> _The exercise_:
Leave out the pictures, then reproduce the rest of the material exactly.

────────────────

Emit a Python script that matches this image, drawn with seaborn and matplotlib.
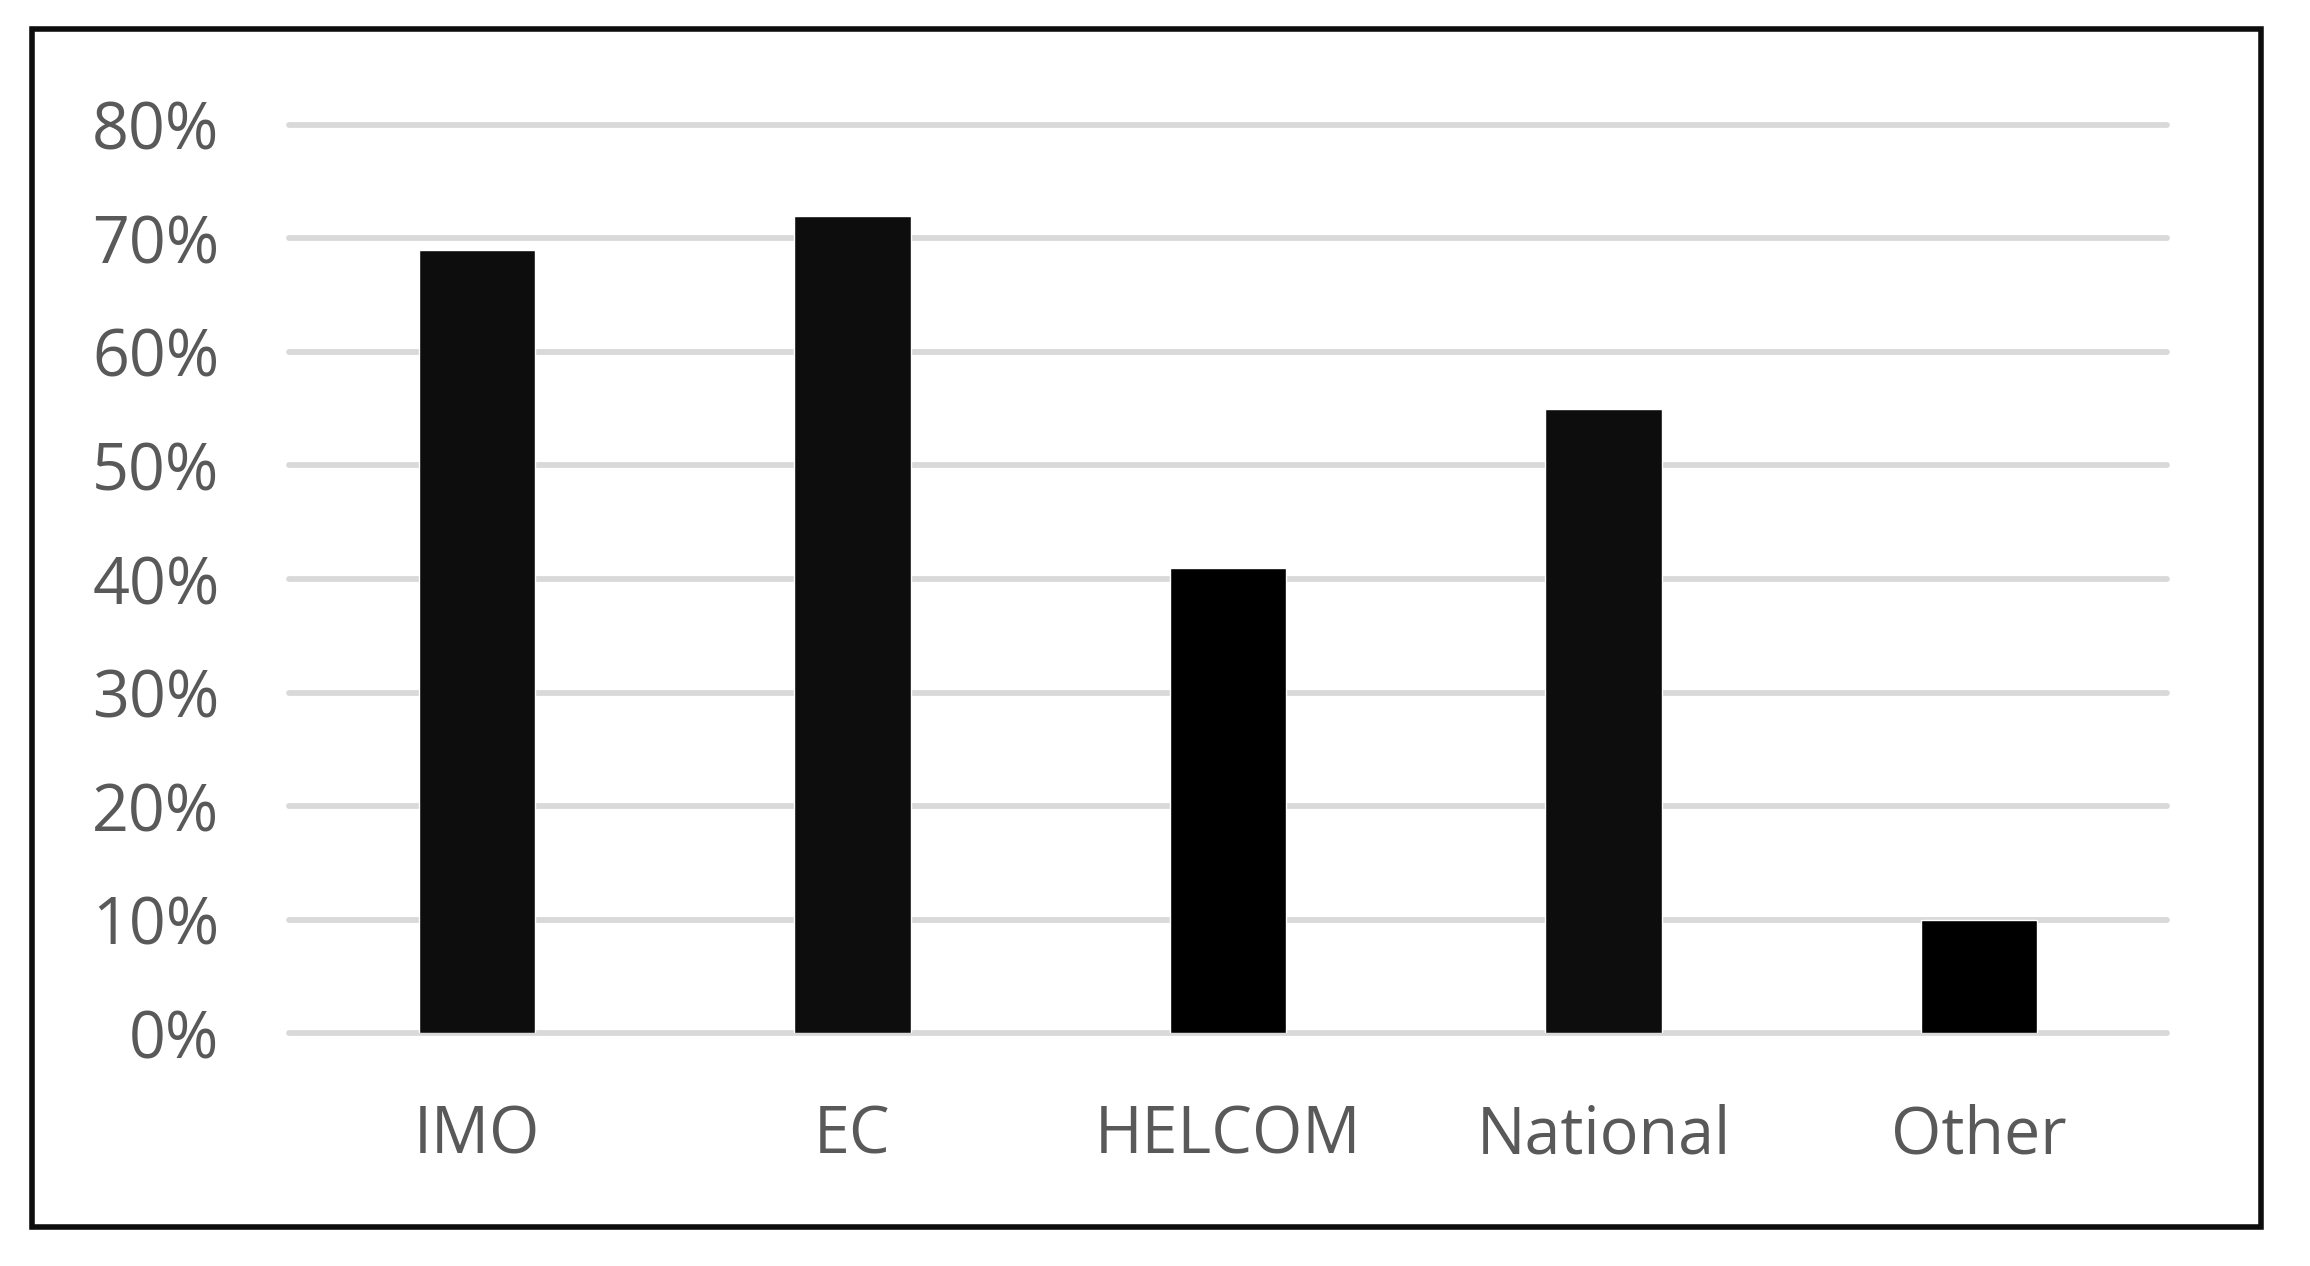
import matplotlib
matplotlib.use("Agg")
import matplotlib.pyplot as plt
from matplotlib.patches import Rectangle
from matplotlib.ticker import PercentFormatter
import pandas as pd
import seaborn as sns

categories = ["IMO", "EC", "HELCOM", "National", "Other"]
shares = [0.69, 0.72, 0.41, 0.55, 0.10]
bar_colors = ["#0d0d0d", "#0d0d0d", "#000000", "#0d0d0d", "#000000"]
y_ticks = [0.0, 0.1, 0.2, 0.3, 0.4, 0.5, 0.6, 0.7, 0.8]

df = pd.DataFrame({"category": categories, "share": shares})

sns.set_theme(style="white")
plt.rcParams["font.family"] = ["Open Sans", "DejaVu Sans"]

fig = plt.figure(figsize=(23.1, 12.66), dpi=100)
ax = fig.add_axes([0.1251, 0.1840, 0.8130, 0.7173])

sns.barplot(data=df, x="category", y="share", hue="category",
            palette=bar_colors, width=0.31, legend=False, saturation=1,
            ax=ax)

ax.set_xlim(-0.5, 4.5)
ax.set_ylim(0, 0.8)
ax.set_yticks(y_ticks)
ax.yaxis.set_major_formatter(PercentFormatter(1.0, decimals=0))
ax.set_xlabel("")
ax.set_ylabel("")

ax.set_axisbelow(True)
ax.grid(axis="y", color="#d9d9d9", linewidth=4.2)
ax.grid(axis="x", visible=False)
for gl in ax.get_ygridlines():
    gl.set_clip_on(False)

sns.despine(ax=ax, left=True, bottom=True)
ax.tick_params(axis="both", length=0, labelsize=46.5, labelcolor="#595959")
ax.tick_params(axis="y", pad=50)
ax.tick_params(axis="x", pad=51)

# outer border around the chart
fig.patches.append(Rectangle((0.0139, 0.0308), 0.9649, 0.9462,
                             transform=fig.transFigure, fill=False,
                             edgecolor="#0d0d0d", linewidth=4))

fig.savefig("out.png", dpi=100, facecolor="white")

────────────────

> _Solved problem_:
Emit a Python script that matches this image, drawn with seaborn and matplotlib.
import matplotlib
matplotlib.use("Agg")
import matplotlib.pyplot as plt
from matplotlib.patches import Rectangle
from matplotlib.ticker import PercentFormatter
import pandas as pd
import seaborn as sns

categories = ["IMO", "EC", "HELCOM", "National", "Other"]
shares = [0.69, 0.72, 0.41, 0.55, 0.10]
bar_colors = ["#0d0d0d", "#0d0d0d", "#000000", "#0d0d0d", "#000000"]
y_ticks = [0.0, 0.1, 0.2, 0.3, 0.4, 0.5, 0.6, 0.7, 0.8]

df = pd.DataFrame({"category": categories, "share": shares})

sns.set_theme(style="white")
plt.rcParams["font.family"] = ["Open Sans", "DejaVu Sans"]

fig = plt.figure(figsize=(23.1, 12.66), dpi=100)
ax = fig.add_axes([0.1251, 0.1840, 0.8130, 0.7173])

sns.barplot(data=df, x="category", y="share", hue="category",
            palette=bar_colors, width=0.31, legend=False, saturation=1,
            ax=ax)

ax.set_xlim(-0.5, 4.5)
ax.set_ylim(0, 0.8)
ax.set_yticks(y_ticks)
ax.yaxis.set_major_formatter(PercentFormatter(1.0, decimals=0))
ax.set_xlabel("")
ax.set_ylabel("")

ax.set_axisbelow(True)
ax.grid(axis="y", color="#d9d9d9", linewidth=4.2)
ax.grid(axis="x", visible=False)
for gl in ax.get_ygridlines():
    gl.set_clip_on(False)

sns.despine(ax=ax, left=True, bottom=True)
ax.tick_params(axis="both", length=0, labelsize=46.5, labelcolor="#595959")
ax.tick_params(axis="y", pad=50)
ax.tick_params(axis="x", pad=51)

# outer border around the chart
fig.patches.append(Rectangle((0.0139, 0.0308), 0.9649, 0.9462,
                             transform=fig.transFigure, fill=False,
                             edgecolor="#0d0d0d", linewidth=4))

fig.savefig("out.png", dpi=100, facecolor="white")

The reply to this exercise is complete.